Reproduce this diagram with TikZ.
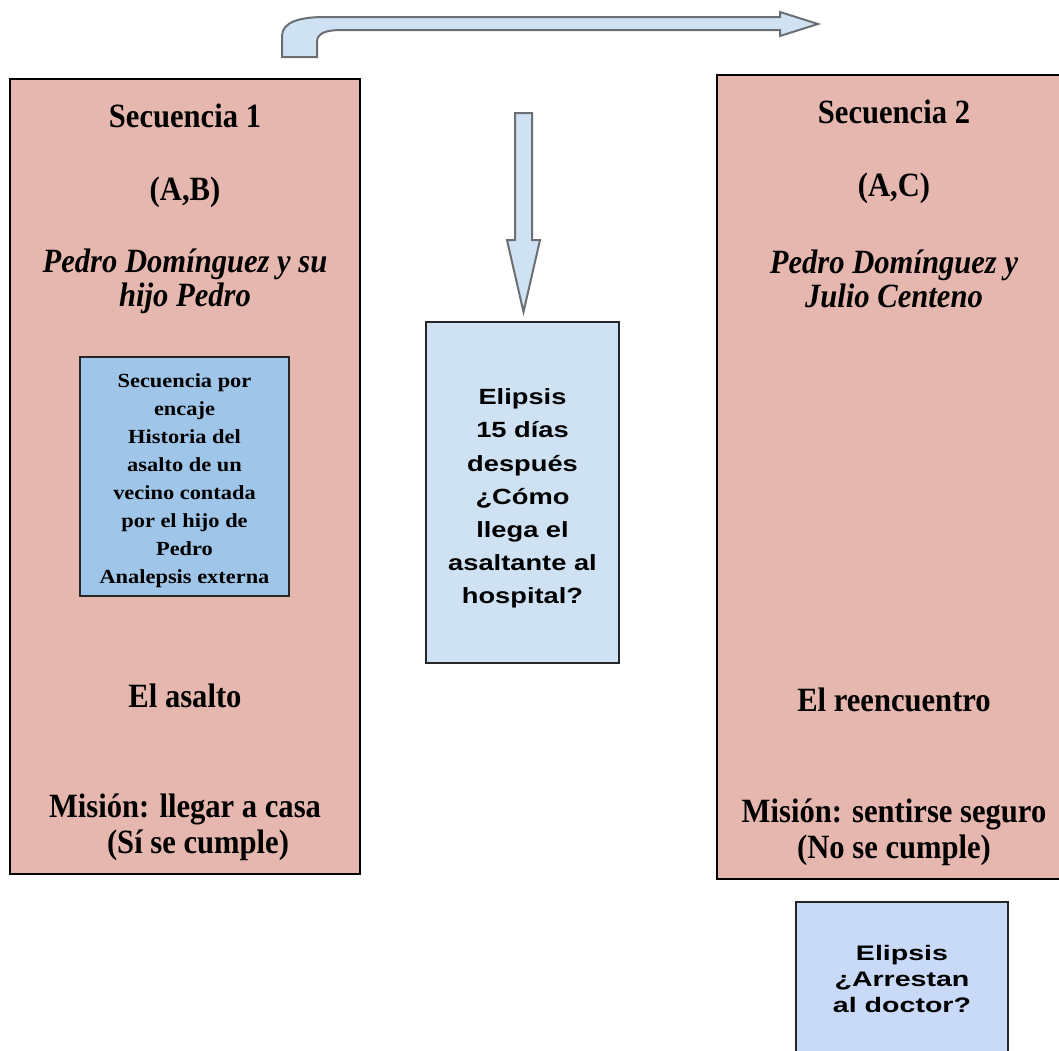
\documentclass[tikz,border=0pt]{standalone}
\usepackage{fontspec}
\setmainfont{Liberation Serif}[FakeStretch=0.9]
\newfontfamily\encajefont{Liberation Serif}[FakeStretch=1.12]
\newfontfamily\elipsisfont{Liberation Sans}[FakeStretch=1.24]
\newfontfamily\arrestfont{Liberation Sans}[FakeStretch=1.36]
\usepackage{xcolor}
\usetikzlibrary{positioning}
\definecolor{seqpink}{RGB}{230,183,175}
\definecolor{encajeblue}{RGB}{159,197,232}
\definecolor{elipsisblue}{RGB}{207,226,243}
\definecolor{arrestblue}{RGB}{201,218,248}
\definecolor{arrowgray}{RGB}{107,110,115}

\begin{document}
\begin{tikzpicture}[x=0.5pt,y=-0.5pt,
  seqbox/.style={draw=black,line width=1pt,fill=seqpink,inner sep=0pt},
  seqtext/.style={font=\fontsize{17}{18}\selectfont\bfseries,align=center,inner sep=0pt},
  chartext/.style={font=\fontsize{17}{17}\selectfont\bfseries\itshape,align=center,inner sep=0pt},
  encajebox/.style={draw=black!85,line width=.75pt,fill=encajeblue,align=center,
    font=\encajefont\fontsize{10}{14}\selectfont\bfseries},
  elipsisbox/.style={draw=black!85,line width=.75pt,fill=elipsisblue,align=center,
    font=\elipsisfont\fontsize{11}{16.6}\selectfont\bfseries},
  blockarrow/.style={draw=arrowgray,line width=1pt,fill=elipsisblue,line join=miter}]
  \useasboundingbox (0,0) rectangle (1059,1050);

  % sequence boxes
  \node[seqbox,minimum width=175pt,minimum height=397.5pt] (sec1) at (185,476.5) {};
  \node[seqbox,minimum width=177pt,minimum height=402pt] (sec2) at (894,477) {};

  \node[seqtext] (sec1title) at (185,116) {Secuencia 1};
  \node[seqtext] (sec1pair) at (185,192) {(A,B)};
  \node[chartext] (sec1chars) at (185,281) {Pedro Domínguez y su\\hijo Pedro};
  \node[encajebox,minimum width=104.5pt,minimum height=119.5pt] (encaje) at (184.5,476.5)
    {\rule{0pt}{11pt}Secuencia por\\encaje\\Historia del\\asalto de un\\vecino contada\\por el hijo de\\Pedro\\Analepsis externa};
  \node[seqtext] (sec1event) at (185,696) {El asalto};
  \node[seqtext] (sec1mission) at (185,827) {Misión: llegar a casa\\\hspace*{13pt}(Sí se cumple)};

  \node[seqtext] (sec2title) at (894,112) {Secuencia 2};
  \node[seqtext] (sec2pair) at (894,188) {(A,C)};
  \node[chartext] (sec2chars) at (894,279) {Pedro Domínguez y\\Julio Centeno};
  \node[seqtext] (sec2event) at (894,700) {El reencuentro};
  \node[seqtext] (sec2mission) at (894,832) {Misión: sentirse seguro\\(No se cumple)};

  % ellipses
  \node[elipsisbox,minimum width=96.5pt,minimum height=170.5pt] (elipsis1) at (522.5,492.5)
    {\rule{0pt}{14pt}Elipsis\\15 días\\después\\¿Cómo\\llega el\\asaltante al\\hospital?};
  \node[elipsisbox,fill=arrestblue,minimum width=106pt,minimum height=77pt,
    font=\arrestfont\fontsize{10.5}{12.8}\selectfont\bfseries] (elipsis2) at (902,979)
    {Elipsis\\¿Arrestan\\al doctor?};

  % block arrows
  \draw[blockarrow] (515,113) -- (532,113) -- (532,240) -- (540,240) -- (523.5,312)
    -- (507,240) -- (515,240) -- cycle;
  \draw[blockarrow] (282,57) -- (282,36) .. controls (282,22) and (300,17) .. (325,17)
    -- (780,17) -- (780,12) -- (818,24) -- (780,36) -- (780,30) -- (342,30)
    .. controls (326,30) and (317,33) .. (317,42) -- (317,57) -- cycle;
\end{tikzpicture}
\end{document}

● ● ● ● ● ● ●

- Problem details: Every line of the data should be copied as it stands, without the images.

- Output for this task:
Reproduce this diagram with TikZ.
\documentclass[tikz,border=0pt]{standalone}
\usepackage{fontspec}
\setmainfont{Liberation Serif}[FakeStretch=0.9]
\newfontfamily\encajefont{Liberation Serif}[FakeStretch=1.12]
\newfontfamily\elipsisfont{Liberation Sans}[FakeStretch=1.24]
\newfontfamily\arrestfont{Liberation Sans}[FakeStretch=1.36]
\usepackage{xcolor}
\usetikzlibrary{positioning}
\definecolor{seqpink}{RGB}{230,183,175}
\definecolor{encajeblue}{RGB}{159,197,232}
\definecolor{elipsisblue}{RGB}{207,226,243}
\definecolor{arrestblue}{RGB}{201,218,248}
\definecolor{arrowgray}{RGB}{107,110,115}

\begin{document}
\begin{tikzpicture}[x=0.5pt,y=-0.5pt,
  seqbox/.style={draw=black,line width=1pt,fill=seqpink,inner sep=0pt},
  seqtext/.style={font=\fontsize{17}{18}\selectfont\bfseries,align=center,inner sep=0pt},
  chartext/.style={font=\fontsize{17}{17}\selectfont\bfseries\itshape,align=center,inner sep=0pt},
  encajebox/.style={draw=black!85,line width=.75pt,fill=encajeblue,align=center,
    font=\encajefont\fontsize{10}{14}\selectfont\bfseries},
  elipsisbox/.style={draw=black!85,line width=.75pt,fill=elipsisblue,align=center,
    font=\elipsisfont\fontsize{11}{16.6}\selectfont\bfseries},
  blockarrow/.style={draw=arrowgray,line width=1pt,fill=elipsisblue,line join=miter}]
  \useasboundingbox (0,0) rectangle (1059,1050);

  % sequence boxes
  \node[seqbox,minimum width=175pt,minimum height=397.5pt] (sec1) at (185,476.5) {};
  \node[seqbox,minimum width=177pt,minimum height=402pt] (sec2) at (894,477) {};

  \node[seqtext] (sec1title) at (185,116) {Secuencia 1};
  \node[seqtext] (sec1pair) at (185,192) {(A,B)};
  \node[chartext] (sec1chars) at (185,281) {Pedro Domínguez y su\\hijo Pedro};
  \node[encajebox,minimum width=104.5pt,minimum height=119.5pt] (encaje) at (184.5,476.5)
    {\rule{0pt}{11pt}Secuencia por\\encaje\\Historia del\\asalto de un\\vecino contada\\por el hijo de\\Pedro\\Analepsis externa};
  \node[seqtext] (sec1event) at (185,696) {El asalto};
  \node[seqtext] (sec1mission) at (185,827) {Misión: llegar a casa\\\hspace*{13pt}(Sí se cumple)};

  \node[seqtext] (sec2title) at (894,112) {Secuencia 2};
  \node[seqtext] (sec2pair) at (894,188) {(A,C)};
  \node[chartext] (sec2chars) at (894,279) {Pedro Domínguez y\\Julio Centeno};
  \node[seqtext] (sec2event) at (894,700) {El reencuentro};
  \node[seqtext] (sec2mission) at (894,832) {Misión: sentirse seguro\\(No se cumple)};

  % ellipses
  \node[elipsisbox,minimum width=96.5pt,minimum height=170.5pt] (elipsis1) at (522.5,492.5)
    {\rule{0pt}{14pt}Elipsis\\15 días\\después\\¿Cómo\\llega el\\asaltante al\\hospital?};
  \node[elipsisbox,fill=arrestblue,minimum width=106pt,minimum height=77pt,
    font=\arrestfont\fontsize{10.5}{12.8}\selectfont\bfseries] (elipsis2) at (902,979)
    {Elipsis\\¿Arrestan\\al doctor?};

  % block arrows
  \draw[blockarrow] (515,113) -- (532,113) -- (532,240) -- (540,240) -- (523.5,312)
    -- (507,240) -- (515,240) -- cycle;
  \draw[blockarrow] (282,57) -- (282,36) .. controls (282,22) and (300,17) .. (325,17)
    -- (780,17) -- (780,12) -- (818,24) -- (780,36) -- (780,30) -- (342,30)
    .. controls (326,30) and (317,33) .. (317,42) -- (317,57) -- cycle;
\end{tikzpicture}
\end{document}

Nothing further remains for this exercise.